What’s happening with Russia?
Source: Wikimedia Commons
At the beginning of the year Vladimir Putin had everyone jumpy. His aggressive actions in Crimea and Ukraine had set the world’s teeth on edge. Russian MIGs were testing Finnish and Swedish airspace. How do respond to a great power that insists on a 19th century imperial vision?
But now, the Russian Bear doesn’t look so aggressive. A tentative cease-fire is holding in eastern Ukraine between the government and Russian-backed rebels. The Russian stock ETF is down 20% so far this year. What changed?

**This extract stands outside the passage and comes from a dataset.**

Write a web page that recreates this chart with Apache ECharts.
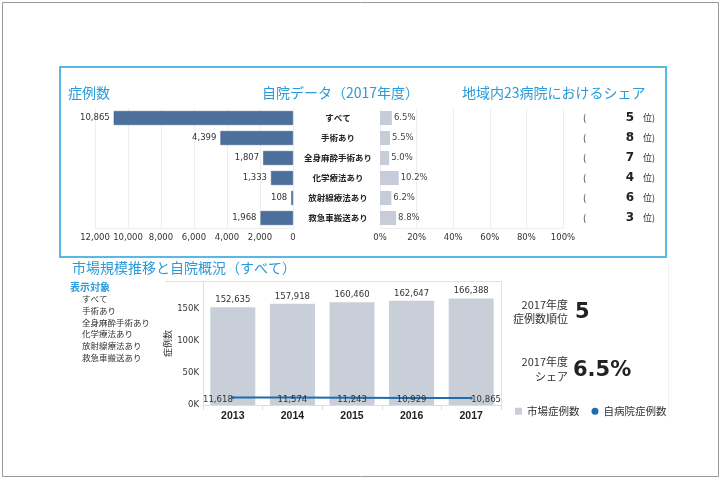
<!DOCTYPE html>
<html><head><meta charset="utf-8">
<script src="https://cdn.jsdelivr.net/npm/echarts@6/dist/echarts.min.js"></script>
<style>html,body{margin:0;padding:0;background:#fff}#c{width:722px;height:480px}</style>
</head><body><div id="c"></div>
<script>
// ---- data ----
const categories = ['すべて','手術あり','全身麻酔手術あり','化学療法あり','放射線療法あり','救急車搬送あり'];
const caseCounts = [10865, 4399, 1807, 1333, 108, 1968];
const sharePct = [6.5, 5.5, 5.0, 10.2, 6.2, 8.8];
const ranks = [5, 8, 7, 4, 6, 3];
const years = ['2013','2014','2015','2016','2017'];
const marketCases = [152635, 157918, 160460, 162647, 166388];
const hospitalCases = [11618, 11574, 11243, 10929, 10865];
const kpiRankLabel = ['2017年度','症例数順位'];
const kpiRank = '5';
const kpiShareLabel = ['2017年度','シェア'];
const kpiShare = '6.5%';
const titles = ['症例数','自院データ（2017年度）','地域内23病院におけるシェア','市場規模推移と自院概況（すべて）','表示対象'];
const seriesNames = ['市場症例数','自病院症例数'];

// ---- styles ----
const NUM = '"DejaVu Sans", "Noto Sans CJK JP", sans-serif';
const JP = '"Noto Sans CJK JP", sans-serif';
const BLUE = '#2a9bd7';
const fmt = v => Number(v).toLocaleString('en-US');

const chart = echarts.init(document.getElementById('c'), null, {renderer:'canvas'});

const graphics = [
  {type:'rect', shape:{x:2.5,y:2.5,width:716,height:474}, style:{fill:'none', stroke:'#9a9a9a', lineWidth:1}},
  {type:'rect', shape:{x:60,y:67,width:606,height:190}, style:{fill:'none', stroke:'#5ab9e2', lineWidth:2}},
  {type:'line', shape:{x1:165,y1:281.5,x2:501,y2:281.5}, style:{stroke:'#e2e2e2', lineWidth:1}},
  {type:'line', shape:{x1:501.5,y1:281,x2:501.5,y2:405}, style:{stroke:'#e2e2e2', lineWidth:1}},
  {type:'line', shape:{x1:668.5,y1:262,x2:668.5,y2:417}, style:{stroke:'#f0f0f0', lineWidth:1}},
  {type:'text', x:68, y:93, style:{text:titles[0], fontFamily:JP, fontSize:14, fill:BLUE, verticalAlign:'middle'}},
  {type:'text', x:262, y:93, style:{text:titles[1], fontFamily:JP, fontSize:14, fill:BLUE, verticalAlign:'middle'}},
  {type:'text', x:462, y:93, style:{text:titles[2], fontFamily:JP, fontSize:14, fill:BLUE, verticalAlign:'middle'}},
  {type:'text', x:72, y:268, style:{text:titles[3], fontFamily:JP, fontSize:14, fill:BLUE, verticalAlign:'middle'}},
  {type:'text', x:70, y:287, style:{text:titles[4], fontFamily:JP, fontSize:10, fontWeight:'bold', fill:BLUE, verticalAlign:'middle'}},
  {type:'text', x:568, y:305, style:{text:kpiRankLabel[0], fontFamily:JP, fontSize:11, fill:'#333', align:'right', verticalAlign:'middle'}},
  {type:'text', x:568, y:319, style:{text:kpiRankLabel[1], fontFamily:JP, fontSize:11, fill:'#333', align:'right', verticalAlign:'middle'}},
  {type:'text', x:575, y:313, style:{text:kpiRank, fontFamily:NUM, fontSize:21, fontWeight:'bold', fill:'#222', verticalAlign:'middle'}},
  {type:'text', x:568, y:362, style:{text:kpiShareLabel[0], fontFamily:JP, fontSize:11, fill:'#333', align:'right', verticalAlign:'middle'}},
  {type:'text', x:568, y:377, style:{text:kpiShareLabel[1], fontFamily:JP, fontSize:11, fill:'#333', align:'right', verticalAlign:'middle'}},
  {type:'text', x:573, y:371, style:{text:kpiShare, fontFamily:NUM, fontSize:21, fontWeight:'bold', fill:'#222', verticalAlign:'middle'}}
];
categories.forEach((c,i)=>{
  graphics.push({type:'text', x:82, y:298.5 + i*11.9, style:{text:c, fontFamily:JP, fontSize:8.5, fill:'#333', verticalAlign:'middle'}});
});

const option = {
  animation:false,
  textStyle:{fontFamily:NUM},
  grid:[
    {left:95, width:198, top:108, height:120},
    {left:380, width:183, top:108, height:120},
    {left:583, width:80, top:108, height:120},
    {left:203, width:298, top:282, height:123}
  ],
  xAxis:[
    {gridIndex:0, type:'value', inverse:true, min:0, max:12000, interval:2000,
     axisLabel:{fontSize:8.5, color:'#333', formatter:fmt, margin:6},
     splitLine:{lineStyle:{color:'#eeeeee'}}, axisLine:{show:true, lineStyle:{color:'#eeeeee'}}, axisTick:{show:false}},
    {gridIndex:1, type:'value', min:0, max:100, interval:20,
     axisLabel:{fontSize:8.5, color:'#333', formatter:'{value}%', margin:6},
     splitLine:{lineStyle:{color:'#eeeeee'}}, axisLine:{show:true, lineStyle:{color:'#eeeeee'}}, axisTick:{show:false}},
    {gridIndex:2, type:'value', show:false, min:0, max:1},
    {gridIndex:3, type:'category', data:years,
     axisLabel:{fontFamily:'"Liberation Sans", sans-serif', fontWeight:'bold', fontSize:10.5, color:'#222', margin:6},
     axisTick:{show:true, length:5, lineStyle:{color:'#dddddd'}}, axisLine:{lineStyle:{color:'#dddddd'}}}
  ],
  yAxis:[
    {gridIndex:0, type:'category', data:categories, inverse:true, position:'right',
     axisLine:{show:false}, axisTick:{show:false},
     axisLabel:{align:'center', margin:45, fontSize:8.5, fontWeight:'bold', color:'#222', fontFamily:JP}},
    {gridIndex:1, type:'category', data:categories, inverse:true, show:false},
    {gridIndex:2, type:'category', data:categories, inverse:true, position:'left',
     axisLine:{show:false}, axisTick:{show:false},
     axisLabel:{inside:true, margin:0, align:'left',
       formatter:(v,i)=>'{p|(}{n|'+ranks[i]+'}{u|位)}',
       rich:{p:{width:42, fontSize:9, color:'#333', fontFamily:JP},
             n:{width:10, align:'right', fontSize:12, fontWeight:'bold', color:'#222', fontFamily:NUM},
             u:{fontSize:9, color:'#333', fontFamily:JP, padding:[0,0,0,8]}}}},
    {gridIndex:3, type:'value', min:0, max:192000, interval:50000,
     name:'症例数', nameLocation:'middle', nameGap:31, nameRotate:90,
     nameTextStyle:{fontFamily:JP, fontSize:9, color:'#333'},
     axisLabel:{fontSize:8.5, color:'#333', margin:4, formatter:v=> (v % 50000 === 0 ? (v/1000)+'K' : '')},
     splitLine:{show:false}, axisLine:{show:true, lineStyle:{color:'#dddddd'}}, axisTick:{show:false}}
  ],
  legend:{
    left:510, top:401, itemWidth:7, itemHeight:7, itemGap:12,
    textStyle:{fontFamily:JP, fontSize:10.5, color:'#333'},
    data:[{name:seriesNames[0], icon:'rect'},{name:seriesNames[1], icon:'circle'}]
  },
  series:[
    {type:'bar', xAxisIndex:0, yAxisIndex:0, data:caseCounts, barWidth:14,
     itemStyle:{color:'#4c6f9c', borderColor:'#3d5d87', borderWidth:0.5},
     label:{show:true, position:'left', distance:4, fontSize:8.5, color:'#333', formatter:p=>fmt(p.value)}},
    {type:'bar', xAxisIndex:1, yAxisIndex:1, data:sharePct, barWidth:14,
     itemStyle:{color:'#c6cdd9'},
     label:{show:true, position:'right', distance:2, fontSize:8.5, color:'#444', formatter:p=>p.value.toFixed(1)+'%'}},
    {type:'bar', name:seriesNames[0], xAxisIndex:3, yAxisIndex:3, data:marketCases, barWidth:45,
     itemStyle:{color:'#c8cfd9'},
     label:{show:true, position:'top', distance:3, fontSize:8.5, color:'#333', formatter:p=>fmt(p.value)}},
    {type:'line', name:seriesNames[1], xAxisIndex:3, yAxisIndex:3, z:5,
     data:hospitalCases.map((v,i)=>({value:v, label:{align: i===0 ? 'right' : (i===hospitalCases.length-1 ? 'left' : 'center')}})),
     lineStyle:{color:'#1f6db1', width:2}, itemStyle:{color:'#1f6db1'}, symbol:'circle', symbolSize:3,
     label:{show:true, position:'inside', offset:[0,2], fontSize:8.5, color:'#333', formatter:p=>fmt(p.value)}}
  ],
  graphic:graphics
};
chart.setOption(option);
</script>
</body></html>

In a word, oil. Because of growing US supplies, high Middle-East production and concerns about global growth, the world oil price has fallen to $85 / barrel. This puts tremendous pressure on the Russian government’s budget:
Under current spending, an $80 oil price will result in a budget deficit equal to 2 ½ percent of their economy. This is a problem when it’s difficult to borrow, and it’s difficult to borrow when you’re a world pariah. The combination of lower oil prices and global financial sanctions may reign in some of Putin’s global ambitions.
It’s difficult to pursue expansive goals when you’re running out of money. Russia has an inefficient, antiquated energy sector—the result of cronyism and lack of any rule-of-law. I’m not saying peace is breaking out. But if they help contain the Russian Bear, lower oil prices are a good thing.